Mumbai University exemplifies this approach. Among its prominent alumni are Mukesh Ambani of Reliance Industries, Kumar Birla of the Aditya Birla Group, and Radhakishan Damani, founder of DMart. Their fortunes reflect large-scale business empires driven by sustained ownership, strategic diversification and long-term capital deployment.
Although Mumbai University matches Yale in the number of billionaire alumni, the origins of that wealth differ substantially. Where Silicon Valley institutions are closely aligned with innovation-led entrepreneurship, Mumbai’s wealth base is anchored in legacy businesses that span multiple industries and generations.
The Global Elite: Harvard Leads the Pack
On the global stage, Harvard University continues to top the list. With 134 billionaire alumni controlling a combined $1.235 trillion, nearly one in every ten dollars of global billionaire wealth is associated with Harvard graduates. Only three universities worldwide—Harvard, Stanford and the University of Pennsylvania—have crossed the $1 trillion threshold in alumni billionaire wealth.
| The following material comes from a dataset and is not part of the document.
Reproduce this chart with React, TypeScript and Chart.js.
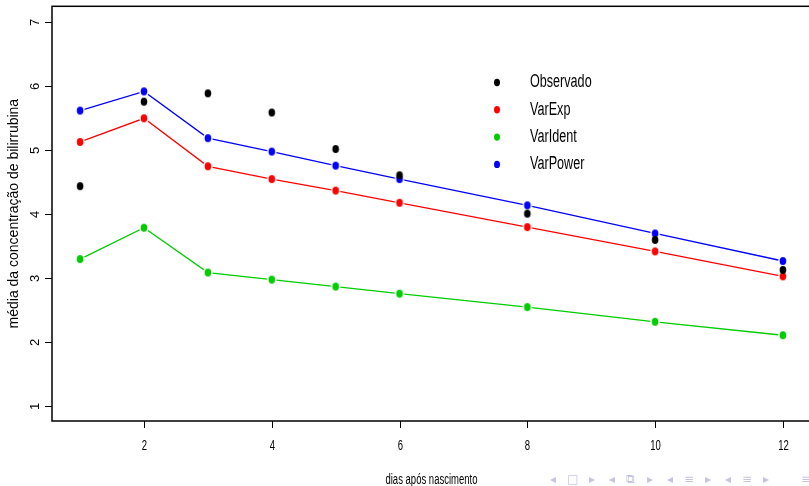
import React, { useEffect, useRef } from "react";
import { Chart, registerables } from "chart.js";

Chart.register(...registerables);

const days = [1, 2, 3, 4, 5, 6, 8, 10, 12];
const observado = [4.43, 5.75, 5.88, 5.58, 5.01, 4.6, 4.0, 3.59, 3.12];
const varExp = [5.12, 5.49, 4.74, 4.54, 4.36, 4.17, 3.79, 3.41, 3.02];
const varIdent = [3.29, 3.78, 3.08, 2.97, 2.86, 2.75, 2.54, 2.31, 2.1];
const varPower = [5.61, 5.91, 5.18, 4.97, 4.75, 4.54, 4.13, 3.69, 3.26];
const xTicks = [2, 4, 6, 8, 10, 12];
const yTicks = [1, 2, 3, 4, 5, 6, 7];
const seriesNames = ["Observado", "VarExp", "VarIdent", "VarPower"];
const seriesColors = ["#000000", "#ff0000", "#00cd00", "#0000ff"];
const xTitle = "dias após nascimento";
const yTitle = "média da concentração de bilirrubina";
const navSymbols = ["◂", "□", "▸", "◂", "⧉", "▸", "◂", "≡", "▸", "◂", "≡", "▸", "≡"];

const FONT = '"Liberation Sans", Arial, Helvetica, sans-serif';

function drawText(
  ctx: CanvasRenderingContext2D,
  text: string,
  x: number,
  y: number,
  size: number,
  sx: number,
  align: CanvasTextAlign,
  baseline: CanvasTextBaseline
) {
  ctx.save();
  ctx.translate(x, y);
  ctx.scale(sx, 1);
  ctx.font = `${size}px ${FONT}`;
  ctx.textAlign = align;
  ctx.textBaseline = baseline;
  ctx.fillStyle = "#000";
  ctx.fillText(text, 0, 0);
  ctx.restore();
}

function ellipseMarker(color: string, ring: boolean): HTMLCanvasElement {
  const c = document.createElement("canvas");
  c.width = 14;
  c.height = 16;
  const g = c.getContext("2d")!;
  if (ring) {
    g.fillStyle = "#ffffff";
    g.beginPath();
    g.ellipse(7, 8, 4.8, 5.5, 0, 0, Math.PI * 2);
    g.fill();
  }
  g.fillStyle = color;
  g.beginPath();
  g.ellipse(7, 8, 3.3, 4, 0, 0, Math.PI * 2);
  g.fill();
  return c;
}

const framePlugin = {
  id: "rframe",
  afterDraw(chart: any) {
    const ctx: CanvasRenderingContext2D = chart.ctx;
    const { left, right, top, bottom } = chart.chartArea;
    const xs = chart.scales.x;
    const ys = chart.scales.y;
    ctx.save();
    ctx.strokeStyle = "#000";
    ctx.lineWidth = 1.5;
    ctx.strokeRect(left, top, right - left, bottom - top);
    ctx.lineWidth = 1;
    xTicks.forEach((v) => {
      const px = Math.round(xs.getPixelForValue(v)) + 0.5;
      ctx.beginPath();
      ctx.moveTo(px, bottom);
      ctx.lineTo(px, bottom + 7);
      ctx.stroke();
      drawText(ctx, String(v), px, bottom + 29, 14, 0.68, "center", "alphabetic");
    });
    yTicks.forEach((v) => {
      const py = Math.round(ys.getPixelForValue(v)) + 0.5;
      ctx.beginPath();
      ctx.moveTo(left, py);
      ctx.lineTo(left - 7, py);
      ctx.stroke();
      ctx.save();
      ctx.translate(left - 13, py);
      ctx.rotate(-Math.PI / 2);
      ctx.font = `13px ${FONT}`;
      ctx.textAlign = "center";
      ctx.textBaseline = "alphabetic";
      ctx.fillStyle = "#000";
      ctx.fillText(String(v), 0, 0);
      ctx.restore();
    });
    drawText(ctx, xTitle, (left + right) / 2, 484, 14, 0.68, "center", "alphabetic");
    ctx.save();
    ctx.translate(17.5, (top + bottom) / 2);
    ctx.rotate(-Math.PI / 2);
    ctx.font = `14px ${FONT}`;
    ctx.textAlign = "center";
    ctx.textBaseline = "alphabetic";
    ctx.fillStyle = "#000";
    ctx.fillText(yTitle, 0, 0);
    ctx.restore();
    const lx = 497;
    const ly0 = 82.5;
    const dy = 27.3;
    seriesNames.forEach((name, i) => {
      const y = ly0 + i * dy;
      ctx.fillStyle = seriesColors[i];
      ctx.beginPath();
      ctx.ellipse(lx, y, 3, 3.7, 0, 0, Math.PI * 2);
      ctx.fill();
      drawText(ctx, name, 530, y, 18, 0.7, "left", "middle");
    });
    ctx.restore();
  },
};

export default function App() {
  const ref = useRef<HTMLCanvasElement>(null);
  useEffect(() => {
    if (!ref.current) return;
    const mk = (vals: number[]) => days.map((d, i) => ({ x: d, y: vals[i] }));
    const lineDs = (label: string, vals: number[], color: string) => ({
      label,
      data: mk(vals),
      borderColor: color,
      backgroundColor: color,
      borderWidth: 1.3,
      pointStyle: ellipseMarker(color, true),
      pointRadius: 5,
      showLine: true,
      tension: 0,
    });
    const chart = new Chart(ref.current, {
      type: "scatter",
      data: {
        datasets: [
          {
            label: seriesNames[0],
            data: mk(observado),
            borderColor: seriesColors[0],
            backgroundColor: seriesColors[0],
            pointStyle: ellipseMarker(seriesColors[0], false),
            pointRadius: 5,
            showLine: false,
          },
          lineDs(seriesNames[1], varExp, seriesColors[1]),
          lineDs(seriesNames[2], varIdent, seriesColors[2]),
          lineDs(seriesNames[3], varPower, seriesColors[3]),
        ] as any,
      },
      options: {
        animation: false,
        responsive: false,
        devicePixelRatio: 1,
        layout: { padding: { left: 52, top: 6, right: 19, bottom: 65 } },
        plugins: { legend: { display: false }, tooltip: { enabled: false } },
        scales: {
          x: { type: "linear", min: 0.56, max: 12.44, display: false },
          y: { type: "linear", min: 0.76, max: 7.24, display: false },
        },
      },
      plugins: [framePlugin],
    });
    return () => chart.destroy();
  }, []);

  const navX = [553, 573, 592, 612, 630, 650, 670, 689, 708, 728, 747, 766, 806];
  return (
    <div
      style={{
        position: "absolute",
        left: 0,
        top: 0,
        width: 809,
        height: 486,
        overflow: "hidden",
        background: "#fff",
      }}
    >
      <canvas ref={ref} width={830} height={486} style={{ width: 830, height: 486, display: "block" }} />
      {navSymbols.map((s, i) => (
        <span
          key={i}
          style={{
            position: "absolute",
            left: navX[i] - 6,
            top: 472,
            width: 12,
            textAlign: "center",
            fontFamily: '"DejaVu Sans", sans-serif',
            fontSize: 12,
            lineHeight: "14px",
            color: "#c4c4e2",
          }}
        >
          {s}
        </span>
      ))}
    </div>
  );
}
The findings reveal an extraordinary concentration of wealth among a limited group of institutions. Nearly 45.38% of all billionaires globally graduated from just 100 universities. Even more concentrated, the top 10 institutions alone account for 35.99% of billionaire alumni within that elite group. In total, alumni from the top 100 universities control $10.97 trillion—equivalent to 80.78% of global billionaire wealth.
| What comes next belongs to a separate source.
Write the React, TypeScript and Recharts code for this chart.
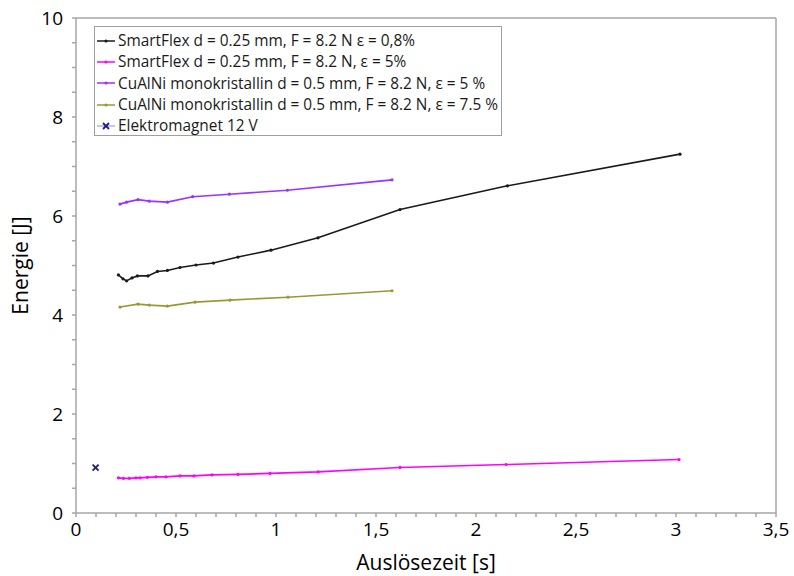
import React from 'react';
import { LineChart, Line, XAxis, YAxis, Legend, Label } from 'recharts';

const sf08Time = [0.212, 0.235, 0.253, 0.28, 0.307, 0.36, 0.407, 0.457, 0.52, 0.6, 0.687, 0.81, 0.975, 1.21, 1.62, 2.157, 3.02];
const sf08Energy = [4.81, 4.73, 4.69, 4.75, 4.79, 4.79, 4.88, 4.9, 4.96, 5.01, 5.05, 5.17, 5.31, 5.56, 6.13, 6.61, 7.25];

const sf5Time = [0.212, 0.237, 0.267, 0.3, 0.32, 0.357, 0.4, 0.45, 0.52, 0.59, 0.68, 0.81, 0.97, 1.21, 1.62, 2.15, 3.015];
const sf5Energy = [0.71, 0.7, 0.7, 0.71, 0.71, 0.72, 0.73, 0.73, 0.75, 0.75, 0.77, 0.78, 0.8, 0.83, 0.92, 0.98, 1.08];

const cu5Time = [0.22, 0.253, 0.31, 0.367, 0.457, 0.583, 0.767, 1.057, 1.58];
const cu5Energy = [6.24, 6.28, 6.33, 6.3, 6.28, 6.39, 6.44, 6.52, 6.73];

const cu75Time = [0.22, 0.31, 0.367, 0.457, 0.595, 0.77, 1.06, 1.58];
const cu75Energy = [4.16, 4.22, 4.2, 4.18, 4.26, 4.3, 4.36, 4.49];

const emTime = [0.098];
const emEnergy = [0.915];

const seriesNames = [
  'SmartFlex d = 0.25 mm, F = 8.2 N ε = 0,8%',
  'SmartFlex d = 0.25 mm, F = 8.2 N, ε = 5%',
  'CuAlNi monokristallin d = 0.5 mm, F = 8.2 N, ε = 5 %',
  'CuAlNi monokristallin d = 0.5 mm, F = 8.2 N, ε = 7.5 %',
  'Elektromagnet 12 V',
];
const seriesColors = ['#1a1a1a', '#ff00ff', '#9933ff', '#999933', '#1f1f80'];

const xTicksAll = Array.from({ length: 36 }, (_, i) => i / 10);
const yTicksAll = Array.from({ length: 21 }, (_, i) => i / 2);

const zip = (xs: number[], ys: number[]) => xs.map((x, i) => ({ x, y: ys[i] }));

const sf08Data = zip(sf08Time, sf08Energy);
const sf5Data = zip(sf5Time, sf5Energy);
const cu5Data = zip(cu5Time, cu5Energy);
const cu75Data = zip(cu75Time, cu75Energy);
const emData = zip(emTime, emEnergy);

const FONT = '"Open Sans", "DejaVu Sans", sans-serif';
const FRAME = '#a6a6a6';

const isMult = (v: number, m: number) => Math.abs(v / m - Math.round(v / m)) < 1e-6;

const xFmt = (v: number) => (isMult(v, 0.5) ? String(Math.round(v * 10) / 10).replace('.', ',') : '');
const yFmt = (v: number) => (isMult(v, 2) ? String(Math.round(v)) : '');

const SmallDot = (color: string) => (props: any) => {
  const { cx, cy, index } = props;
  if (cx == null || cy == null) return <g key={index} />;
  return <circle key={index} cx={cx} cy={cy} r={1.6} fill={color} stroke="none" />;
};

const CrossDot = (props: any) => {
  const { cx, cy, index } = props;
  if (cx == null || cy == null) return <g key={index} />;
  const s = 3;
  return (
    <g key={index} stroke={seriesColors[4]} strokeWidth={1.8}>
      <line x1={cx - s} y1={cy - s} x2={cx + s} y2={cy + s} />
      <line x1={cx - s} y1={cy + s} x2={cx + s} y2={cy - s} />
    </g>
  );
};

const LegendBox = () => (
  <div
    style={{
      border: '1px solid #a0a0a0',
      background: '#fff',
      width: 406,
      height: 105,
      boxSizing: 'content-box',
      paddingTop: 3,
      fontFamily: FONT,
      fontSize: 15.4,
      color: '#1a1a1a',
      textAlign: 'left',
    }}
  >
    {seriesNames.map((n, i) => (
      <div key={i} style={{ display: 'flex', alignItems: 'center', height: 21.3, whiteSpace: 'nowrap' }}>
        <svg width={20} height={12} style={{ marginLeft: 1, marginRight: 2, flex: 'none' }}>
          {i < 4 ? (
            <>
              <line x1={1} y1={6} x2={19} y2={6} stroke={seriesColors[i]} strokeWidth={1.5} />
              <circle cx={10} cy={6} r={1.6} fill={seriesColors[i]} />
            </>
          ) : (
            <>
              <line x1={1} y1={6} x2={19} y2={6} stroke="#a0a0e0" strokeWidth={1.2} />
              <line x1={7} y1={3} x2={13} y2={9} stroke={seriesColors[4]} strokeWidth={1.8} />
              <line x1={7} y1={9} x2={13} y2={3} stroke={seriesColors[4]} strokeWidth={1.8} />
            </>
          )}
        </svg>
        <span>{n}</span>
      </div>
    ))}
  </div>
);

export default function App() {
  return (
    <div style={{ position: 'absolute', left: 0, top: 0, width: 794, height: 576, background: '#fff' }}>
      <LineChart width={794} height={576} margin={{ top: 8, right: 17, bottom: 0, left: 0 }}>
        <XAxis
          xAxisId="top"
          orientation="top"
          type="number"
          dataKey="x"
          domain={[0, 3.5]}
          ticks={xTicksAll}
          tickFormatter={() => ''}
          tickSize={4}
          height={10}
          stroke={FRAME}
          strokeWidth={1.5}
          interval={0}
        />
        <XAxis
          type="number"
          dataKey="x"
          domain={[0, 3.5]}
          ticks={xTicksAll}
          interval={0}
          tickFormatter={xFmt}
          tickSize={4}
          tickMargin={6}
          height={63}
          stroke={FRAME}
          strokeWidth={1.5}
          tick={{ fill: '#000', fontSize: 19, fontFamily: FONT }}
        >
          <Label
            value="Auslösezeit [s]"
            position="insideBottom"
            offset={6}
            fill="#000"
            fontSize={21}
            fontFamily={FONT}
          />
        </XAxis>
        <YAxis
          type="number"
          domain={[0, 10]}
          ticks={yTicksAll}
          interval={0}
          tickFormatter={yFmt}
          tickSize={4}
          tickMargin={9}
          width={76}
          stroke={FRAME}
          strokeWidth={1.5}
          tick={{ fill: '#000', fontSize: 19, fontFamily: FONT }}
        >
          <Label
            value="Energie [J]"
            angle={-90}
            position="center"
            dx={-17}
            fill="#000"
            fontSize={21}
            fontFamily={FONT}
          />
        </YAxis>
        <YAxis
          yAxisId="right"
          orientation="right"
          type="number"
          domain={[0, 10]}
          tick={false}
          tickLine={false}
          width={1}
          stroke={FRAME}
          strokeWidth={1.5}
        />
        <Legend
          verticalAlign="middle"
          align="center"
          layout="vertical"
          wrapperStyle={{ left: 94, top: 26, width: 410, height: 110 }}
          content={() => <LegendBox />}
        />
        <Line
          data={sf08Data}
          dataKey="y"
          name={seriesNames[0]}
          stroke={seriesColors[0]}
          strokeWidth={1.6}
          dot={SmallDot(seriesColors[0])}
          isAnimationActive={false}
          type="linear"
        />
        <Line
          data={sf5Data}
          dataKey="y"
          name={seriesNames[1]}
          stroke={seriesColors[1]}
          strokeWidth={1.6}
          dot={SmallDot(seriesColors[1])}
          isAnimationActive={false}
          type="linear"
        />
        <Line
          data={cu5Data}
          dataKey="y"
          name={seriesNames[2]}
          stroke={seriesColors[2]}
          strokeWidth={1.6}
          dot={SmallDot(seriesColors[2])}
          isAnimationActive={false}
          type="linear"
        />
        <Line
          data={cu75Data}
          dataKey="y"
          name={seriesNames[3]}
          stroke={seriesColors[3]}
          strokeWidth={1.6}
          dot={SmallDot(seriesColors[3])}
          isAnimationActive={false}
          type="linear"
        />
        <Line
          data={emData}
          dataKey="y"
          name={seriesNames[4]}
          stroke="none"
          dot={CrossDot}
          isAnimationActive={false}
          type="linear"
        />
      </LineChart>
    </div>
  );
}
What Do Billionaires Study?
The study also examined academic backgrounds, uncovering a strong tilt toward certain disciplines. Business and Economics dominate, representing 35.11% of billionaire educational histories. Engineering follows at 13.63%, while Natural Sciences (6.09%), Humanities (6.03%) and Computer Science (4.30%) make up smaller shares.
Engineering, particularly mechanical, electrical and civil streams, remains a significant pathway. Notably, around one in eight engineering billionaires also pursued business studies or earned an MBA, reinforcing the value of blending technical expertise with commercial acumen.
Scale, Geography and Institutional Power
The research underscores how unevenly billionaire creation is distributed across both geography and academia. The United States and China together account for 51.43% of billionaire-producing universities, reflecting their dominance in capital markets, innovation ecosystems and financial infrastructure.
The data also reveal that institutional scale does not always align with individual wealth. For instance, the University of Maryland ranks first in average wealth per billionaire at $34.34 billion—more than three times Harvard’s average—despite having a much smaller number of billionaire alumni.
Only a handful of institutions manage to combine both volume and high per-capita wealth. Stanford and the University of Pennsylvania stand out as the only universities that rank among the top 10 for both total billionaire count and average wealth per alumnus.
Why Mumbai’s Entry Matters
For India, Mumbai University’s entry into the global top 10 carries symbolic and structural significance. It demonstrates that wealth creation in the country is not limited to elite technical institutions or foreign universities. Mainstream public universities have also played a pivotal role in shaping some of India’s largest corporate empires.
At a time when India is witnessing a surge in startup founders, unicorn creators and global executives, the findings suggest that the country’s traditional business architecture—anchored in conglomerates and generational enterprises—remains a formidable force in global wealth creation.
Mumbai University’s ranking ultimately reflects a broader narrative: while the global billionaire map may be concentrated within a handful of American and Chinese institutions, India’s long-standing ownership-driven model continues to generate immense value on the world stage.